Afkar Youssef, directrice de la Fondation égyptienne pour le développement des conditions des mineurs, souligne que son organisme contribue à la protection de l’enfant. « Notre équipe est constituée de 13 avocats très actifs qui interviennent dans les tribunaux dans 5 gouvernorats (Le Caire, Guiza, Alexandrie, Assiout et Charqiya). Chaque mois, depuis 2009, on traite environ 45 cas dans chaque gouvernorat. C’est vrai que l’équipe n’est pas grande, mais on s’occupe d’une bonne partie des cas de procès intentés dans les tribunaux », affirme Afkar Youssef.

D’après les experts de cette fondation, il est urgent de revoir la loi du Haq Al-Taëdib Al-Charéi (le droit à la correction légitime), l’article 7 de la loi de l’enfant numéro 12 datant de 1996. « La correction légitime peut entraîner un crime car la loi est floue et ne précise pas les méthodes à appliquer pour éduquer les enfants », déclare-t-elle. Elle ajoute qu’il n’y a pas de mécanisme juridique qui protège les enfants au sein de la famille.

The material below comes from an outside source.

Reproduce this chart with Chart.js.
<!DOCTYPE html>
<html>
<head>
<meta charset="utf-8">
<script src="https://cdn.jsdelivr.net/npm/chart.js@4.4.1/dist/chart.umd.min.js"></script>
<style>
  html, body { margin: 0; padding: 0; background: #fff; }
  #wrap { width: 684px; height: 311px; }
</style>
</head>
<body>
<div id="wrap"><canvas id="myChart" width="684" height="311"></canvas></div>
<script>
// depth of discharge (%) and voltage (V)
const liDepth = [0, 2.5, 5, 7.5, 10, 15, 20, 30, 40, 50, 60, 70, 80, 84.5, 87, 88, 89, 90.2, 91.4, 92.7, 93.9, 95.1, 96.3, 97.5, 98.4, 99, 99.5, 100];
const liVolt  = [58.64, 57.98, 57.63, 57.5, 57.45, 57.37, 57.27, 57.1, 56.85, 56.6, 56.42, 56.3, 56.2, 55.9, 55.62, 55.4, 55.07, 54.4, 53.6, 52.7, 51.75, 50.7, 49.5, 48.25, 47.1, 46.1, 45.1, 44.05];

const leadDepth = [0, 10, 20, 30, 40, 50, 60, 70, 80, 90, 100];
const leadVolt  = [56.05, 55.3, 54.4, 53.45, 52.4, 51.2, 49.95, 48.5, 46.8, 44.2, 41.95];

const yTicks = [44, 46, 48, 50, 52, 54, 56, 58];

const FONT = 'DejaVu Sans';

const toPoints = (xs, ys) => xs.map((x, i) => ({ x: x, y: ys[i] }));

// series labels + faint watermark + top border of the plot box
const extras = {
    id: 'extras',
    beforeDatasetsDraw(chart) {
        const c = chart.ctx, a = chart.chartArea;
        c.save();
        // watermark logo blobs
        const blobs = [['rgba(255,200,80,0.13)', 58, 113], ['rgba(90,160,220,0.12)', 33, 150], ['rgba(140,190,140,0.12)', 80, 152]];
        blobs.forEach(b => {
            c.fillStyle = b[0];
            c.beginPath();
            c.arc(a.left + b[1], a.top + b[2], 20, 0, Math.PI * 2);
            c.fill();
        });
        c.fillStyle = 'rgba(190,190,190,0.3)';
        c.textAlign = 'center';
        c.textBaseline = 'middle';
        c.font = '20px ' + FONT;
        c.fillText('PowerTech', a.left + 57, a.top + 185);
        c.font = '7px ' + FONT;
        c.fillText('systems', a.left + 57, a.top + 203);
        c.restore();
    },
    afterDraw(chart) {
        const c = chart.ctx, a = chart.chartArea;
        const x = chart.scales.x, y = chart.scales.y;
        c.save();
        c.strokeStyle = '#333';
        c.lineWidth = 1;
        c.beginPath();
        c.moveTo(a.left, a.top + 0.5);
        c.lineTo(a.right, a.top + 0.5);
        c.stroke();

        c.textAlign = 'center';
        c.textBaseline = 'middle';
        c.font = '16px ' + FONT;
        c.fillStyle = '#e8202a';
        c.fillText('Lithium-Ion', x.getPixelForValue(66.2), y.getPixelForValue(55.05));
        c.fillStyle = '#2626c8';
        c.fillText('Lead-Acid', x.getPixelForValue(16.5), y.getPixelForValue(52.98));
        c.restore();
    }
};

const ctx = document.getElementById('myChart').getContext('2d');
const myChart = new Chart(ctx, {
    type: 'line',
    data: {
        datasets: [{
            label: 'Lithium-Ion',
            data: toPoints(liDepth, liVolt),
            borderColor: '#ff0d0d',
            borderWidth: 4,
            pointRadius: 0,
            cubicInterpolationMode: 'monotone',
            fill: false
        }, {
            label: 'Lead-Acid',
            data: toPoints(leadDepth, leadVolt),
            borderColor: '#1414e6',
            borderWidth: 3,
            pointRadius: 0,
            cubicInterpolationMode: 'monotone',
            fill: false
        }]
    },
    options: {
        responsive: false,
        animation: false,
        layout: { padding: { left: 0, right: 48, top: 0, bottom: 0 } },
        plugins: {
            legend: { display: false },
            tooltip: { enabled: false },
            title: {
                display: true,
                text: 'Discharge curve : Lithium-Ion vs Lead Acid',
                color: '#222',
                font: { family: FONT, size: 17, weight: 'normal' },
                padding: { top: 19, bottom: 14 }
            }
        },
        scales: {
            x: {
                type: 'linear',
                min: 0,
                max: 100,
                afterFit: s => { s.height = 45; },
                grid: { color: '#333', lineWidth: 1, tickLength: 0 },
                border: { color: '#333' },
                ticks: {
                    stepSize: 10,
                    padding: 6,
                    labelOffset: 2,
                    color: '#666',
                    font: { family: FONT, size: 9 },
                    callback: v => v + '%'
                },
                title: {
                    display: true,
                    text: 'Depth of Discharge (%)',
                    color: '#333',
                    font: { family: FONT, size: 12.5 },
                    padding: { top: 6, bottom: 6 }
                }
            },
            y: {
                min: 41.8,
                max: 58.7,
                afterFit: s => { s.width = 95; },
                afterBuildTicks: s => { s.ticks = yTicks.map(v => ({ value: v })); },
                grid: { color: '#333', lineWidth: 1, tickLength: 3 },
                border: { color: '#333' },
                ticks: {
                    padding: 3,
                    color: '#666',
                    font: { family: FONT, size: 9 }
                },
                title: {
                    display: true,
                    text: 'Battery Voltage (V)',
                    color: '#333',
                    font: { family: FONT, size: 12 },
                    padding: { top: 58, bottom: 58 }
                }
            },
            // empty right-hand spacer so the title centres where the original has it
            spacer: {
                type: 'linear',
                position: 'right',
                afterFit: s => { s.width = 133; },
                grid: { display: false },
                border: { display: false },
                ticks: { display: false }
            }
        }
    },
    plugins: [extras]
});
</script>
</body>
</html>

Par ailleurs, Il existe aussi des comités de protection de l’enfant au sein des quartiers. Chaque comité est constitué d’un président de quartier, d’un représentant des ministères de l’Intérieur, de la Santé, de l’Education, de la Jeunesse et du Sport, d’Al-Azhar, de l’Eglise et de la société civile. Ces comités communiquent les informations nécessaires pour aider l’enfant à franchir l’étape vécue suite à des violences.

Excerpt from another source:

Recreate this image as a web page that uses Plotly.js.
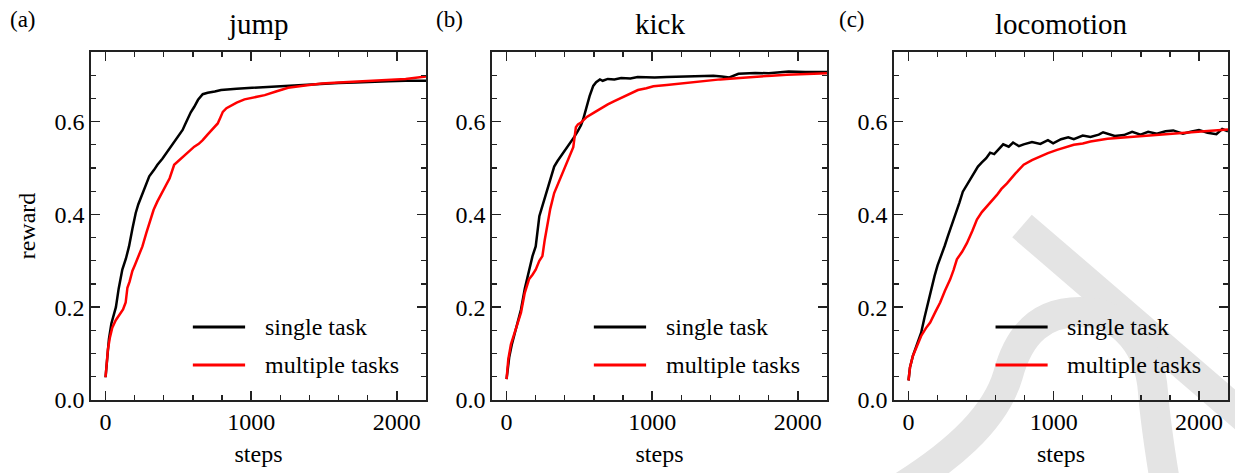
<!DOCTYPE html>
<html>
<head>
<meta charset="utf-8">
<script src="https://cdn.plot.ly/plotly-3.0.1.min.js"></script>
<style>html,body{margin:0;padding:0;background:#fff;}#chart{width:1235px;height:473px;}</style>
</head>
<body>
<div id="chart"></div>
<script>
// ---------- data ----------
const panelTitles = ["jump", "kick", "locomotion"];
const panelLetters = ["(a)", "(b)", "(c)"];
const seriesNames = ["single task", "multiple tasks"];
const xTickVals = [0, 1000, 2000];
const yTickVals = [0.0, 0.2, 0.4, 0.6];

const jumpSingleX = [0, 10, 23, 40, 57, 71, 90, 115, 140, 161, 185, 207, 225, 241, 260, 276, 300, 333, 356, 390, 425, 455, 483, 510, 529, 545, 563, 585, 609, 635, 667, 685, 701, 750, 793, 900, 1023, 1150, 1253, 1370, 1483, 1600, 1713, 1830, 1942, 2060, 2200];
const jumpSingleY = [0.049, 0.09, 0.131, 0.165, 0.188, 0.2, 0.24, 0.281, 0.305, 0.331, 0.37, 0.403, 0.422, 0.435, 0.452, 0.467, 0.482, 0.496, 0.507, 0.52, 0.535, 0.548, 0.560, 0.572, 0.582, 0.593, 0.607, 0.62, 0.632, 0.647, 0.659, 0.661, 0.662, 0.665, 0.668, 0.671, 0.673, 0.676, 0.678, 0.680, 0.682, 0.683, 0.684, 0.686, 0.687, 0.688, 0.688];

const jumpMultiX = [0, 8, 16, 30, 46, 70, 103, 120, 138, 150, 165, 184, 200, 218, 235, 253, 280, 310, 330, 356, 385, 414, 440, 471, 500, 540, 575, 609, 640, 667, 700, 736, 755, 770, 790, 805, 830, 862, 900, 954, 1020, 1093, 1170, 1253, 1370, 1483, 1600, 1713, 1830, 1942, 2060, 2200];
const jumpMultiY = [0.049, 0.08, 0.109, 0.135, 0.156, 0.172, 0.188, 0.195, 0.21, 0.242, 0.255, 0.278, 0.29, 0.303, 0.316, 0.331, 0.36, 0.389, 0.41, 0.428, 0.445, 0.46, 0.478, 0.507, 0.515, 0.525, 0.535, 0.546, 0.552, 0.56, 0.572, 0.585, 0.59, 0.596, 0.61, 0.621, 0.629, 0.635, 0.641, 0.648, 0.652, 0.657, 0.665, 0.673, 0.678, 0.682, 0.684, 0.686, 0.688, 0.689, 0.692, 0.697];

const kickSingleX = [0, 8, 18, 35, 53, 75, 99, 125, 154, 178, 200, 212, 225, 240, 258, 275, 293, 310, 327, 350, 373, 396, 419, 442, 465, 490, 511, 526, 549, 570, 595, 615, 641, 660, 695, 740, 787, 850, 900, 1017, 1100, 1247, 1350, 1420, 1477, 1530, 1592, 1707, 1800, 1937, 2050, 2200];
const kickSingleY = [0.045, 0.07, 0.092, 0.118, 0.138, 0.165, 0.195, 0.24, 0.281, 0.31, 0.331, 0.37, 0.396, 0.412, 0.431, 0.452, 0.471, 0.49, 0.503, 0.515, 0.525, 0.535, 0.546, 0.556, 0.567, 0.58, 0.592, 0.605, 0.633, 0.655, 0.677, 0.685, 0.691, 0.688, 0.692, 0.691, 0.694, 0.693, 0.696, 0.695, 0.696, 0.697, 0.697, 0.699, 0.697, 0.695, 0.703, 0.705, 0.704, 0.708, 0.707, 0.707];

const kickMultiX = [0, 5, 12, 30, 53, 75, 99, 125, 154, 178, 200, 225, 246, 262, 281, 300, 327, 360, 396, 420, 442, 458, 476, 490, 511, 551, 603, 650, 695, 740, 787, 850, 902, 960, 1008, 1100, 1247, 1350, 1467, 1600, 1707, 1820, 1925, 2050, 2200];
const kickMultiY = [0.045, 0.07, 0.088, 0.12, 0.142, 0.165, 0.188, 0.231, 0.26, 0.27, 0.281, 0.3, 0.31, 0.345, 0.381, 0.412, 0.446, 0.472, 0.496, 0.515, 0.535, 0.545, 0.588, 0.594, 0.598, 0.61, 0.62, 0.629, 0.637, 0.644, 0.651, 0.66, 0.668, 0.672, 0.676, 0.679, 0.684, 0.687, 0.691, 0.694, 0.697, 0.699, 0.701, 0.702, 0.704];

const locoSingleX = [0, 10, 30, 60, 87, 110, 133, 155, 179, 200, 225, 250, 271, 300, 328, 350, 374, 400, 432, 455, 478, 505, 535, 562, 590, 620, 652, 690, 720, 760, 793, 850, 908, 960, 996, 1050, 1100, 1138, 1200, 1253, 1310, 1340, 1420, 1483, 1540, 1598, 1650, 1710, 1770, 1823, 1890, 1943, 2000, 2059, 2120, 2160, 2200];
const locoSingleY = [0.042, 0.07, 0.095, 0.12, 0.145, 0.178, 0.21, 0.24, 0.267, 0.29, 0.31, 0.333, 0.353, 0.378, 0.403, 0.425, 0.449, 0.462, 0.478, 0.49, 0.503, 0.512, 0.521, 0.533, 0.53, 0.54, 0.551, 0.546, 0.555, 0.547, 0.551, 0.556, 0.552, 0.56, 0.553, 0.562, 0.566, 0.562, 0.57, 0.567, 0.572, 0.577, 0.569, 0.571, 0.578, 0.572, 0.578, 0.574, 0.579, 0.581, 0.574, 0.578, 0.582, 0.576, 0.573, 0.584, 0.579];

const locoMultiX = [0, 10, 30, 60, 87, 120, 149, 185, 218, 250, 287, 310, 333, 370, 402, 440, 471, 505, 540, 575, 609, 640, 678, 735, 793, 850, 908, 960, 1023, 1080, 1138, 1200, 1253, 1370, 1483, 1600, 1713, 1830, 1943, 2060, 2200];
const locoMultiY = [0.042, 0.07, 0.095, 0.118, 0.138, 0.155, 0.167, 0.19, 0.21, 0.235, 0.26, 0.28, 0.303, 0.32, 0.338, 0.365, 0.389, 0.405, 0.417, 0.43, 0.442, 0.455, 0.467, 0.488, 0.507, 0.517, 0.525, 0.532, 0.539, 0.545, 0.55, 0.553, 0.557, 0.563, 0.566, 0.569, 0.572, 0.575, 0.577, 0.58, 0.583];

const seriesX = [[jumpSingleX, jumpMultiX], [kickSingleX, kickMultiX], [locoSingleX, locoMultiX]];
const seriesY = [[jumpSingleY, jumpMultiY], [kickSingleY, kickMultiY], [locoSingleY, locoMultiY]];
const seriesColors = ["#000000", "#ff0000"];

// ---------- layout helpers ----------
const W = 1235, H = 473;
const fx = p => p / W;
const fy = p => 1 - p / H;
const panelLeft = [91, 492, 894];
const panelRight = [426, 827, 1228];
const panelTop = 52, panelBottom = 400;
const FONT = "Liberation Serif";

const traces = [];
const layout = {
  width: W, height: H,
  margin: {l: 0, r: 0, t: 0, b: 0},
  paper_bgcolor: "#ffffff",
  plot_bgcolor: "rgba(0,0,0,0)",
  showlegend: false,
  font: {family: FONT, color: "#000", size: 24},
  annotations: [],
  shapes: []
};

// watermark (light gray glyph in the lower right of the reference)
const wmColor = "#e4e4e4";
layout.shapes.push({
  type: "line", xref: "paper", yref: "paper", layer: "below",
  x0: fx(1022), y0: fy(226), x1: fx(1252), y1: fy(424),
  line: {color: wmColor, width: 30}
});
const arch = "M" + fx(880) + "," + fy(500) +
  " C" + fx(950) + "," + fy(460) + " " + fx(995) + "," + fy(420) + " " + fx(1008) + "," + fy(375) +
  " C" + fx(1020) + "," + fy(330) + " " + fx(1045) + "," + fy(312) + " " + fx(1080) + "," + fy(312) +
  " C" + fx(1125) + "," + fy(312) + " " + fx(1150) + "," + fy(350) + " " + fx(1153) + "," + fy(392) +
  " C" + fx(1156) + "," + fy(430) + " " + fx(1162) + "," + fy(465) + " " + fx(1168) + "," + fy(500);
layout.shapes.push({
  type: "path", xref: "paper", yref: "paper", layer: "below",
  path: arch, line: {color: wmColor, width: 30}
});

for (let p = 0; p < 3; p++) {
  const sfx = p === 0 ? "" : String(p + 1);
  const xa = "x" + sfx, ya = "y" + sfx;
  for (let s = 0; s < 2; s++) {
    traces.push({
      type: "scatter", mode: "lines", name: seriesNames[s],
      x: seriesX[p][s], y: seriesY[p][s],
      xaxis: xa, yaxis: ya,
      line: {color: seriesColors[s], width: 2.5},
      hoverinfo: "skip"
    });
  }
  const common = {
    showline: true, linewidth: 1.6, linecolor: "#222", mirror: "allticks",
    ticks: "inside", ticklen: 9, tickwidth: 1.5, tickcolor: "#222",
    showgrid: false, zeroline: false,
    tickfont: {family: FONT, size: 24, color: "#000"}
  };
  layout["xaxis" + sfx] = Object.assign({}, common, {
    domain: [fx(panelLeft[p]), fx(panelRight[p])],
    anchor: ya, range: [-100, 2200],
    tickvals: xTickVals, ticktext: xTickVals.map(String),
    minor: {dtick: 200, tick0: 0, ticks: "inside", ticklen: 5, tickwidth: 1.3, tickcolor: "#222"},
    title: {text: "steps", font: {family: FONT, size: 24, color: "#000"}, standoff: 11}
  });
  layout["yaxis" + sfx] = Object.assign({}, common, {
    domain: [fy(panelBottom), fy(panelTop)],
    anchor: xa, range: [0, 0.75],
    tickvals: yTickVals, ticktext: yTickVals.map(v => v.toFixed(1)),
    minor: {dtick: 0.05, tick0: 0, ticks: "inside", ticklen: 5, tickwidth: 1.3, tickcolor: "#222"},
    title: p === 0 ? {text: "reward", font: {family: FONT, size: 24, color: "#000"}, standoff: 12} : {text: ""}
  });
  // panel title and letter
  layout.annotations.push({
    xref: "paper", yref: "paper", x: fx((panelLeft[p] + panelRight[p]) / 2), y: fy(24),
    xanchor: "center", yanchor: "middle", showarrow: false,
    text: panelTitles[p], font: {family: FONT, size: 29, color: "#000"}
  });
  layout.annotations.push({
    xref: "paper", yref: "paper", x: fx([23, 449, 852][p]), y: fy(19),
    xanchor: "center", yanchor: "middle", showarrow: false,
    text: panelLetters[p], font: {family: FONT, size: 23, color: "#000"}
  });
  // in-panel legend
  const legY = [0.2098, 0.1006];
  for (let s = 0; s < 2; s++) {
    layout.shapes.push({
      type: "line", xref: xa + " domain", yref: ya + " domain",
      x0: 0.304, x1: 0.46, y0: legY[s], y1: legY[s],
      line: {color: seriesColors[s], width: 3}
    });
    layout.annotations.push({
      xref: xa + " domain", yref: ya + " domain", x: 0.513, y: legY[s],
      xanchor: "left", yanchor: "middle", showarrow: false,
      text: seriesNames[s], font: {family: FONT, size: 24, color: "#000"}
    });
  }
}

Plotly.newPlot("chart", traces, layout, {staticPlot: true, displayModeBar: false});
</script>
</body>
</html>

De plus, le Conseil national de l’enfance et de la maternité a lancé la troisième phase de la campagne nationale de la protection des enfants et la lutte contre la violence Awladna (nos enfants) portant le slogan Belhadawa Mech Bel Qassawa (doucement et pas cruellement) organisée en partenariat avec le ministère de l’Education, en collaboration avec l’Unicef et avec le financement de l’Union européenne. Au cours des trois dernières années, la campagne a ouvert le dossier de la violence à l’égard des enfants au sein de la maison. L’action met aussi l’accent sur une approche éducative alternative qui est la discipline positive : un concept éducatif ni laxiste ni autoritaire qui consiste à rechercher le juste milieu entre fermeté et bienveillance pour éduquer les enfants. « Le message d’Awladna est d’appliquer la discipline positive comme moteur de changement afin de prévenir les pratiques nuisibles à l’encontre des enfants. Ce concept de discipline positive n’est pas utilisé seulement pour se référer à la relation parent-enfant, mais aussi pour la relation personne-enfant. Foyers, écoles, clubs sont aussi les endroits ciblés dans la campagne », confie Bruno Maes, représentant de l’Unicef en Egypte.

Dernièrement, Al-Azhar a demandé aux conseils religieux d’inviter chaque partie à assumer sa responsabilité tout en rejetant toute forme de violence utilisée comme moyen d’éducation. L’islam appelle à garantir la sécurité de l’enfant au sein de sa famille. Al-Azhar a lancé une campagne qui porte le nom de la victime Ganna pour guider les parents à bien éduquer leurs enfants. « La responsabilité de l’éducation de l’enfant doit être répartie entre les membres de la famille et pas seulement les parents. Al-Azhar lance une campagne de sensibilisation auprès de diverses parties pour que chacune joue son rôle positivement. Il est nécessaire de se réunir avec les parents qui utilisent la violence au quotidien et leur présenter un soutien psychologique car cette violence risque de mettre en jeu la vie de l’enfant », conclut le cheikh Mahmoud Al-Hawari, membre au comité de la campagne Ganna.